Pelo programa oficial, o presidente da província, Manoel da Fonseca Lima e Silva, deveria ser o primeiro a ir ao encontro de suas majestades e receber as ordens para o desembarque. Porém, não tendo recebido aviso na Capital sobre a chegada da corte, nem ele, nem a deputação da Assembleia Provincial se achavam em Santos. Assim, acabou ficando para as autoridades santistas presentes executarem do programa o que fosse humanamente possível. O presidente da província só chegaria a Santos dois dias depois.


Imprevisto com o barco

A confusão e o constrangimento resultantes da inesperada chegada de suas majestades a Santos, de forma súbita naquela tarde de quarta-feira, 18 de fevereiro de 1846, ocorreram pelo acaso do destino. O vapor Imperador, responsável por avisar com antecedência os portos por onde dom Pedro II iria passar, havia falhado em sua missão, porque se identificara problema nas caldeiras da embarcação, o que os obrigou a parar no caminho. O navio havia partido de Desterro (atual Florianópolis) às 8 horas do dia 16, com a missão de dar o aviso da vinda de suas majestades a Santos. Para resolver a questão, foi necessário esgotar as caldeiras e deixá-las esfriar. Só na madrugada do dia seguinte é que se veio a descobrir fenda de cerca de um palmo e meio no maquinário, sendo necessário emplastá-lo com chapas de ferro. Por causa disso, a embarcação Imperatriz, que levava os monarcas e boa parte da corte, acabou ultrapassando o Imperado e chegou primeiro a Santos, surpreendendo a todos.


Uma cidade encantada

Após a descida à terra, dom Pedro II e Tereza Cristina caminharam pelas ruas da região dos quartéis e foram recebidos pelo povo santista com grande entusiasmo. Os monarcas ficaram hospedados na casa do comandante da praça, situada nas proximidades da Igreja Matriz (hoje ocupada pela Praça Antônio Telles), onde ocorreu um Te-Deum(hino cristão utilizado na liturgia católica).

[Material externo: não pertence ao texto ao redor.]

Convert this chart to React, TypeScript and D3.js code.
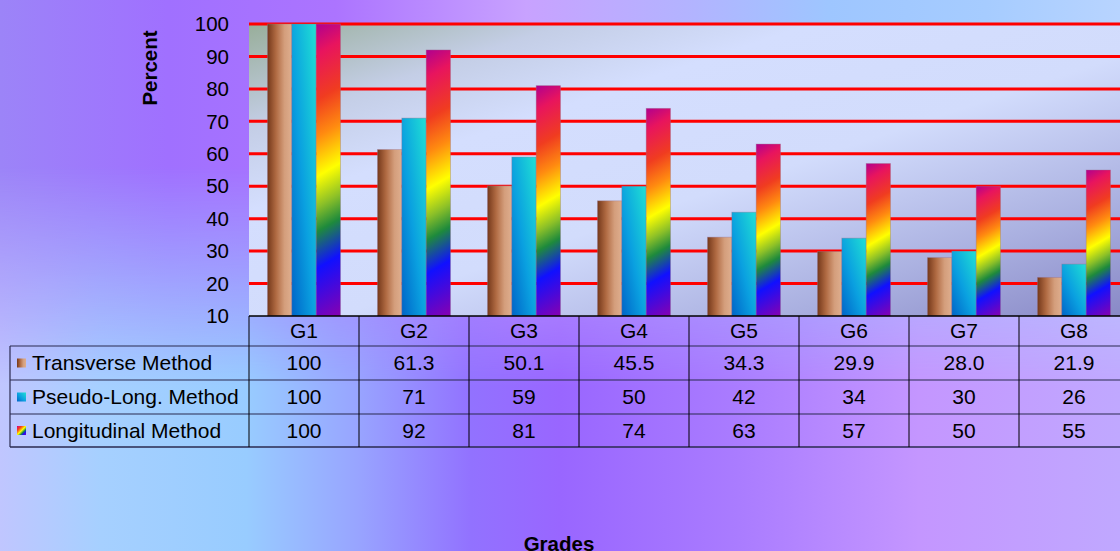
import React from "react";
import * as d3 from "d3";

const grades = ["G1", "G2", "G3", "G4", "G5", "G6", "G7", "G8"];
const seriesNames = ["Transverse Method", "Pseudo-Long. Method", "Longitudinal Method"];
const transverse = [100, 61.3, 50.1, 45.5, 34.3, 29.9, 28.0, 21.9];
const pseudoLong = [100, 71, 59, 50, 42, 34, 30, 26];
const longitudinal = [100, 92, 81, 74, 63, 57, 50, 55];
const transverseLabels = ["100", "61.3", "50.1", "45.5", "34.3", "29.9", "28.0", "21.9"];
const yTicks = [10, 20, 30, 40, 50, 60, 70, 80, 90, 100];

const W = 1120;
const H = 551;
const font = "Arial, 'Liberation Sans', sans-serif";

const rainbow = [
    [0, "#b0008f"], [0.1, "#e8145e"], [0.25, "#f03c20"], [0.37, "#ff8a10"],
    [0.5, "#ffff00"], [0.6, "#8cc028"], [0.68, "#1e8a3c"], [0.8, "#1010ff"], [1, "#8800b0"]
];

const App = () => {
    const plotL = 249, plotR = 1129, plotT = 24, plotB = 316;
    const rowH = [346, 380, 414, 447];
    const tableL = 10;
    const fs = 20.5;
    const tfs = 21;

    const x0 = d3.scaleBand().domain(grades).range([plotL, plotR]).padding(0);
    const x1 = d3.scaleBand().domain(seriesNames).range([0, x0.bandwidth()]).paddingInner(0).paddingOuter(0.76);
    const y = d3.scaleLinear().domain([10, 100]).range([plotB, plotT]);

    const allSeries = [transverse, pseudoLong, longitudinal];
    const rowLabels = [transverseLabels, pseudoLong.map(String), longitudinal.map(String)];
    const fills = ["url(#gBrown)", "url(#gCyan)", ""];
    const theta = Math.atan(14 / 24);

    return (
        <svg width={W} height={H} style={{position: "absolute", left: 0, top: 0, display: "block"}}
             fontFamily={font}>
            <defs>
                <linearGradient id="bgTop" x1="0" y1="0" x2="1" y2="0">
                    <stop offset="0" stopColor="#9c84f8"/>
                    <stop offset="0.15" stopColor="#a070ff"/>
                    <stop offset="0.3" stopColor="#ac74ff"/>
                    <stop offset="0.47" stopColor="#c8a2ff"/>
                    <stop offset="0.62" stopColor="#b2b4ff"/>
                    <stop offset="0.74" stopColor="#9ec6ff"/>
                    <stop offset="0.88" stopColor="#a6ccff"/>
                    <stop offset="1" stopColor="#b8d4ff"/>
                </linearGradient>
                <linearGradient id="bgBot" x1="0" y1="0" x2="1" y2="0">
                    <stop offset="0" stopColor="#c0c6ff"/>
                    <stop offset="0.09" stopColor="#a6d0ff"/>
                    <stop offset="0.22" stopColor="#98ccff"/>
                    <stop offset="0.32" stopColor="#98a4ff"/>
                    <stop offset="0.42" stopColor="#9272ff"/>
                    <stop offset="0.5" stopColor="#9966ff"/>
                    <stop offset="0.66" stopColor="#aa7cff"/>
                    <stop offset="0.82" stopColor="#c496ff"/>
                    <stop offset="1" stopColor="#c0a8ff"/>
                </linearGradient>
                <linearGradient id="maskGrad" x1="0" y1="0" x2="0" y2="1">
                    <stop offset="0.3" stopColor="#fff" stopOpacity="0"/>
                    <stop offset="0.7" stopColor="#fff" stopOpacity="1"/>
                </linearGradient>
                <mask id="bgMask">
                    <rect width={W} height={H} fill="url(#maskGrad)"/>
                </mask>
                <linearGradient id="plotGrad" x1="0" y1="0" x2="1" y2="1">
                    <stop offset="0" stopColor="#98ae9a"/>
                    <stop offset="0.18" stopColor="#c4cee6"/>
                    <stop offset="0.32" stopColor="#d4defe"/>
                    <stop offset="0.55" stopColor="#d2dcfc"/>
                    <stop offset="0.8" stopColor="#aab0e0"/>
                    <stop offset="1" stopColor="#8888c6"/>
                </linearGradient>
                <linearGradient id="gBrown" x1="0" y1="0" x2="1" y2="0">
                    <stop offset="0" stopColor="#74381a"/>
                    <stop offset="0.35" stopColor="#b06a42"/>
                    <stop offset="0.7" stopColor="#d49e7c"/>
                    <stop offset="1" stopColor="#deae8e"/>
                </linearGradient>
                <linearGradient id="gCyan" x1="0" y1="1" x2="1" y2="0">
                    <stop offset="0" stopColor="#0064c8"/>
                    <stop offset="0.45" stopColor="#0aa0e0"/>
                    <stop offset="1" stopColor="#20e0d4"/>
                </linearGradient>
                <linearGradient id="gRainbowLegend" x1="0" y1="0" x2="1" y2="1">
                    {rainbow.map(([o, c], i) => <stop key={i} offset={o as number} stopColor={c as string}/>)}
                </linearGradient>
                {longitudinal.map((v, i) => {
                    const bx = (x0(grades[i]) as number) + (x1(seriesNames[2]) as number);
                    const bw = x1.bandwidth();
                    const top = y(v);
                    const h = plotB - top;
                    const L = bw * Math.sin(theta) + h * Math.cos(theta);
                    return (
                        <linearGradient key={i} id={"gRain" + i} gradientUnits="userSpaceOnUse"
                                        x1={bx} y1={top}
                                        x2={bx + L * Math.sin(theta)} y2={top + L * Math.cos(theta)}>
                            {rainbow.map(([o, c], j) => <stop key={j} offset={o as number} stopColor={c as string}/>)}
                        </linearGradient>
                    );
                })}
            </defs>

            <rect width={W} height={H} fill="url(#bgTop)"/>
            <rect width={W} height={H} fill="url(#bgBot)" mask="url(#bgMask)"/>

            {/* plot area */}
            <rect x={plotL} y={plotT} width={plotR - plotL} height={plotB - plotT} fill="url(#plotGrad)"/>
            {yTicks.filter(t => t > 10).map(t => (
                <line key={t} x1={plotL} x2={plotR} y1={y(t)} y2={y(t)} stroke="#ff0000" strokeWidth={3}/>
            ))}

            {/* bars */}
            {allSeries.map((vals, s) => vals.map((v, i) => (
                <rect key={s + "-" + i}
                      x={(x0(grades[i]) as number) + (x1(seriesNames[s]) as number)}
                      y={y(v)}
                      width={x1.bandwidth()}
                      height={plotB - y(v)}
                      fill={s === 2 ? `url(#gRain${i})` : fills[s]}
                      stroke="rgba(150,110,140,0.45)" strokeWidth={0.8}/>
            )))}

            {/* y ticks */}
            {yTicks.map(t => (
                <text key={t} x={229} y={y(t)} dy="0.35em" textAnchor="end" fontSize={fs} fill="#000">{t}</text>
            ))}
            <text transform={`translate(157,68) rotate(-90)`} textAnchor="middle" fontSize={20.5}
                  fontWeight="bold" fill="#000">Percent</text>

            {/* data table */}
            <g>
                <line x1={plotL} x2={W} y1={plotB} y2={plotB} stroke="#000" strokeWidth={1.5}/>
                {rowH.map((ry, i) => (
                    <line key={ry} x1={tableL} x2={W} y1={ry} y2={ry} stroke="#2a2a50" strokeWidth={i === 3 ? 1.5 : 1.2}/>
                ))}
                <line x1={tableL} x2={tableL} y1={rowH[0]} y2={rowH[3]} stroke="#2a2a50" strokeWidth={1.2}/>
                {grades.map(g => (
                    <line key={g} x1={x0(g) as number} x2={x0(g) as number} y1={plotB} y2={rowH[3]}
                          stroke="#000" strokeWidth={1}/>
                ))}
                {grades.map(g => (
                    <text key={g} x={(x0(g) as number) + x0.bandwidth() / 2} y={(plotB + rowH[0]) / 2} dy="0.35em"
                          textAnchor="middle" fontSize={tfs} fill="#000">{g}</text>
                ))}
                {seriesNames.map((name, s) => {
                    const cy = (rowH[s] + rowH[s + 1]) / 2;
                    return (
                        <g key={name}>
                            <rect x={17} y={cy - 4.5} width={9} height={9}
                                  fill={s === 0 ? "url(#gBrown)" : s === 1 ? "url(#gCyan)" : "url(#gRainbowLegend)"}/>
                            <text x={32} y={cy} dy="0.35em" fontSize={tfs} fill="#000">{name}</text>
                            {rowLabels[s].map((lab, i) => (
                                <text key={i} x={(x0(grades[i]) as number) + x0.bandwidth() / 2} y={cy} dy="0.35em"
                                      textAnchor="middle" fontSize={tfs} fill="#000">{lab}</text>
                            ))}
                        </g>
                    );
                })}
            </g>

            <text x={559} y={551} textAnchor="middle" fontSize={20.5} fontWeight="bold" fill="#000">Grades</text>
        </svg>
    );
};

export default App;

O povo derramou-se pela Cidade a gozar das iluminações especialmente montadas para a ocasião. A praça do palácio cobriu-se, em vários momentos, de grupos de ambos os sexos, sôfregos por verem o monarca e a sua esposa. Até que veio a chuva, que havia dois meses que visitava diariamente a Cidade, mas que naquele dia havia dado um pouco de trégua, como que para anunciar o prazer que iam ter os santistas.


O pouco tempo decorrido entre a chegada e o desembarque de suas majestades não permitiu que se apresentassem todas as meninas destinadas a representarem as cidades e vilas da província, e por isso só estiveram presentes 32 delas, das quais duas dirigiram alocuções ao imperador e à imperatriz, entregando-lhes ramos de flores em nome de suas comprovincianas. Entre elas havia uma de pouco mais de 3 anos, a quem com admiração ouviram repetir com ênfase o discurso que a sua companheira dirigiu ao imperador.


No dia seguinte, os monarcas desfilaram pelas ruas da Cidade, acompanhados de grande número de pessoas e precedidos de uma banda de música. A maior parte das janelas das casas estava adornada de colchas de damasco e sedas e, delas, caíam flores sobre os passeadores. O povo saudava-os em sua passagem com entusiásticos vivas, fazendo subir ao ar sucessivas girândolas de foguetes.


O imperador e a imperatriz correspondiam do modo mais prazenteiro às demonstrações de regozijo público, cortejando as senhoras e os homens que estavam nas janelas.


Enquanto essa confraternização acontecia, enfim, aportava no cais o vapor Imperador, o responsável por fazer com que os santistas, em seu debute de relação com o imperador da nação brasileira, fossem os únicos a recepcioná-los de maneira totalmente improvisada, apesar de todos os ensaios realizados pela população para se sair bem naquela recepção.